Wednesday, November 16, 2011

Paul's appeal


Normally, I post on the Gospel reading from Morning Prayer in the RCL. However, today I have been thinking over the Epistle from last night's evening prayer. The reading was from 1 Thessalonians, and the verses that struck me in particular were the following:

But we appeal to you, brothers and sisters, to respect those who labour among you, and have charge of you in the Lord and admonish you; esteem them very highly in love because of their work.  (NRSV)

It seems to me that there are four commands in that short passage: two apply to the clergy and two to the laity. The latter must:

1.Respect those who labour among them who have charge over them; &
2. Esteem them highly in love because of their work.

And the clergy, for their part, must:

1. Have charge over their flock; &
2. Admonish them.

It is a reciprocal relationship. The people must allow the clergy to do their job, accepting that they have charge over them, that this authority comes from the Lord, and give them the loving esteem that is due to the person who is called to this work. The clergy have to remember that they have God given authority for their work which requires them to take charge of and pastorally lead their flock ... and sometimes this will require them to admonish their people when they see they are going wrong.

The role of admonisher is one, I think, that is neglected of late. No one likes to be admonished; and few, I think relish the confrontational aspect it requires to tell admonish someone. Perhaps that is why St Paul felt he had to use the words 'we appeal to you.' Even in the early days of the Church it was no easy thing!

Then and now no one enjoys having their behaviour corrected and few enjoy being the ones having to do the correcting. But it is part of the duty of the clergy to do so, out of love for those they have charge over; and it is the duty of the individual to accept that correction, because they know it is done out of love by one who has authority in the Lord, & out of love for that person and the role they have in the Church. Ultimately, the person has to desire the correction, already knowing that what they are doing is wrong, for it to be effective.

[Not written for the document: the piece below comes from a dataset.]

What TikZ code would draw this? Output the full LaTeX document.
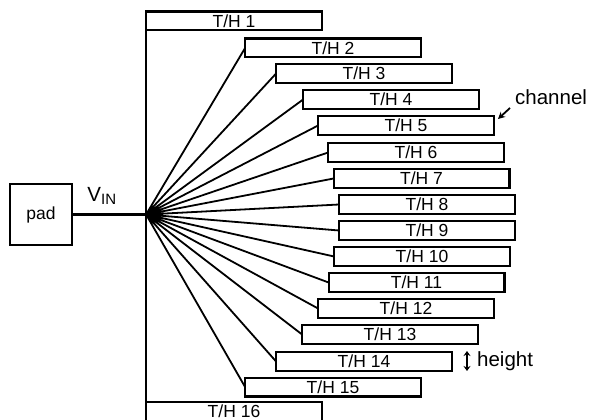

This issue is at the heart of the pastoral relationship. Which is job of the pastor? Is it to make the individual feel OK when they do wrong? Or is it to lovingly correct their errors so that they may live the lives they are called to by the Lord? It is the latter, of course ... and it is an awesome responsibility and a delicate task, because it is not easy to admonish while at the same time not being judgemental and being encouraging. This is why it is a task that not everyone is called to; and why those called to it need the loving prayers and support of those they pastor to in order to carry out this work.

St Paul's appeal is as relevant today as when it was first made. And if that appeal is answered with the same love with which Paul made it, then that can only be to the good of all God's people, clergy and laity ... and to the overall good of His Church. Amen.